You can achieve that network architecture easily with the functional API and not use Sequential at all:
InA, InB, InC = [Input(shape=(4,), dtype='int32') for _ in range(3)]
netA = Dense(4, activation="relu")(InA)
netA = Dense(3, activation="relu")(netA)
netB = Dense(4, activation="relu")(InB)
netB = Dense(3, activation="relu")(netB)
netMergeAB = concatenate([netA, netB])
netMergeAB = Dense(1, activation="relu")(netMergeAB)
fullConcat = concatenate([netMergeAB, InC])
out = Dense(10, activation="relu")(fullConcat)
out = Dense(6, activation="relu")(out)
out = Dense(4, activation="relu")(out)
out = Dense(1, activation="relu")(out)
model = Model([InA, InB, InC], out)
You might need to adjust it slightly but the overall idea should be clear.
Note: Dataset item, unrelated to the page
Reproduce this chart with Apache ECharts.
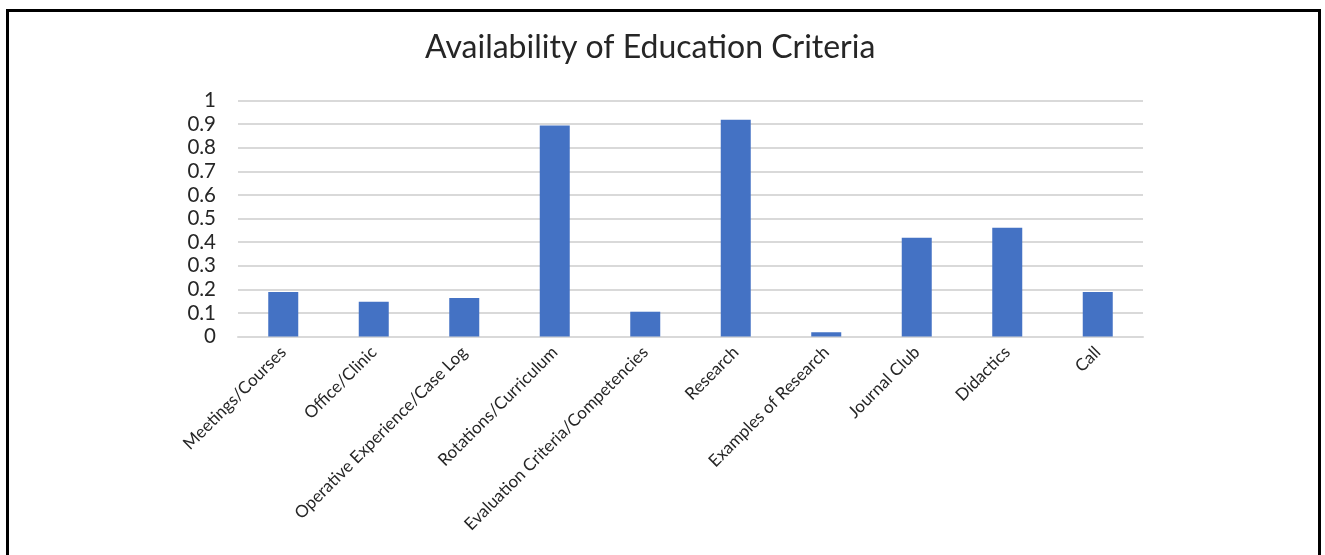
<!DOCTYPE html>
<html>
<head>
<meta charset="utf-8">
<script src="https://cdn.jsdelivr.net/npm/echarts@6/dist/echarts.min.js"></script>
<style>
html,body{margin:0;padding:0;background:#fff;overflow:hidden;}
#chart{width:1325px;height:555px;}
</style>
</head>
<body>
<div id="chart"></div>
<script>
const categories = ["Meetings/Courses","Office/Clinic","Operative Experience/Case Log","Rotations/Curriculum","Evaluation Criteria/Competencies","Research","Examples of Research","Journal Club","Didactics","Call"];
const values = [0.189, 0.147, 0.163, 0.894, 0.105, 0.918, 0.018, 0.418, 0.461, 0.189];
const yTicks = [0, 0.1, 0.2, 0.3, 0.4, 0.5, 0.6, 0.7, 0.8, 0.9, 1];
const titleText = "Availability of Education Criteria";

const chart = echarts.init(document.getElementById('chart'), null, {renderer:'canvas'});
chart.setOption({
  animation:false,
  backgroundColor:'#ffffff',
  title:{
    text:titleText,
    left:420,
    top:27,
    textStyle:{fontFamily:'Lato',fontSize:32,fontWeight:'normal',color:'#262626'}
  },
  graphic:[{
    type:'rect',
    shape:{x:7.5,y:10.5,width:1312,height:700},
    style:{fill:'none',stroke:'#000',lineWidth:3},
    silent:true
  }],
  grid:{left:238,right:182,top:100.5,bottom:218.5},
  xAxis:{
    type:'category',
    data:categories,
    axisTick:{show:false},
    axisLine:{lineStyle:{color:'#d9d9d9',width:2}},
    axisLabel:{rotate:45,interval:0,margin:13,fontFamily:'Lato',fontSize:17,color:'#262626'}
  },
  yAxis:{
    type:'value',
    min:0,max:1,interval:0.1,
    axisLine:{show:false},
    axisTick:{show:false},
    splitLine:{lineStyle:{color:'#d9d9d9',width:2}},
    axisLabel:{
      fontFamily:'Lato',fontSize:20.5,color:'#262626',margin:22,
      formatter:function(v){
        const t = yTicks.find(x=>Math.abs(x-v)<1e-9);
        return t===undefined? '' : String(t);
      }
    }
  },
  series:[{
    type:'bar',
    data:values,
    barWidth:30,
    itemStyle:{color:'#4472C4'}
  }]
});
</script>
</body>
</html>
Using the code from the answer of the question author:
ActInA = Input(shape=(4,), dtype='int32')
ActInB = Input(shape=(4,), dtype='int32')
ActInC = Input(shape=(1,), dtype='int32')
NetA = Dense(4, activation="relu")(ActInA)
NetA = Dense(3, activation="relu")(NetA)
NetB = Dense(4, activation="relu")(ActInB)
NetB = Dense(3, activation="relu")(NetB)
NetAB = concatenate([NetA, NetB])
NetAB = Dense(1, activation="relu")(NetAB)
Now we build a model for this subset of the net:
mymodel = Model([ActInA, ActInB], NetAB)
Now the important part from the keras doc:
All models are callable, just like layers
this means you can simpy do something like this:
for i in range(100):
NetMergeABC.append(mymodel([ActInA_array[i], ActInB_array[i]]))
Because you reuse the layers, the weights will be shared.
I have changed my code and I hope that it is more clear now:
NetMergeABC = []
for i in range(100):
ActInA = Input(shape=(4,), dtype='int32')
ActInB = Input(shape=(4,), dtype='int32')
ActInC = Input(shape=(1,), dtype='int32')
NetA = Dense(4, activation="relu")(ActInA)
NetA = Dense(3, activation="relu")(NetA)
NetB = Dense(4, activation="relu")(ActInB)
NetB = Dense(3, activation="relu")(NetB)
NetAB = concatenate([NetA, NetB])
NetAB = Dense(1, activation="relu")(NetAB)
NetMergeABC.append(NetAB)
NetMergeABC.append(ActInC)
NetABC = concatenate(NetMergeABC)
NetABC = Dense(10, activation="relu")(NetABC)
NetABC = Dense(6, activation="relu")(NetABC)
NetABC = Dense(4, activation="relu")(NetABC)
NetABC = Dense(1, activation="relu")(NetABC)
The problem now is, that (I guess) the weights of the NetA/B/C 1-100 arent shared.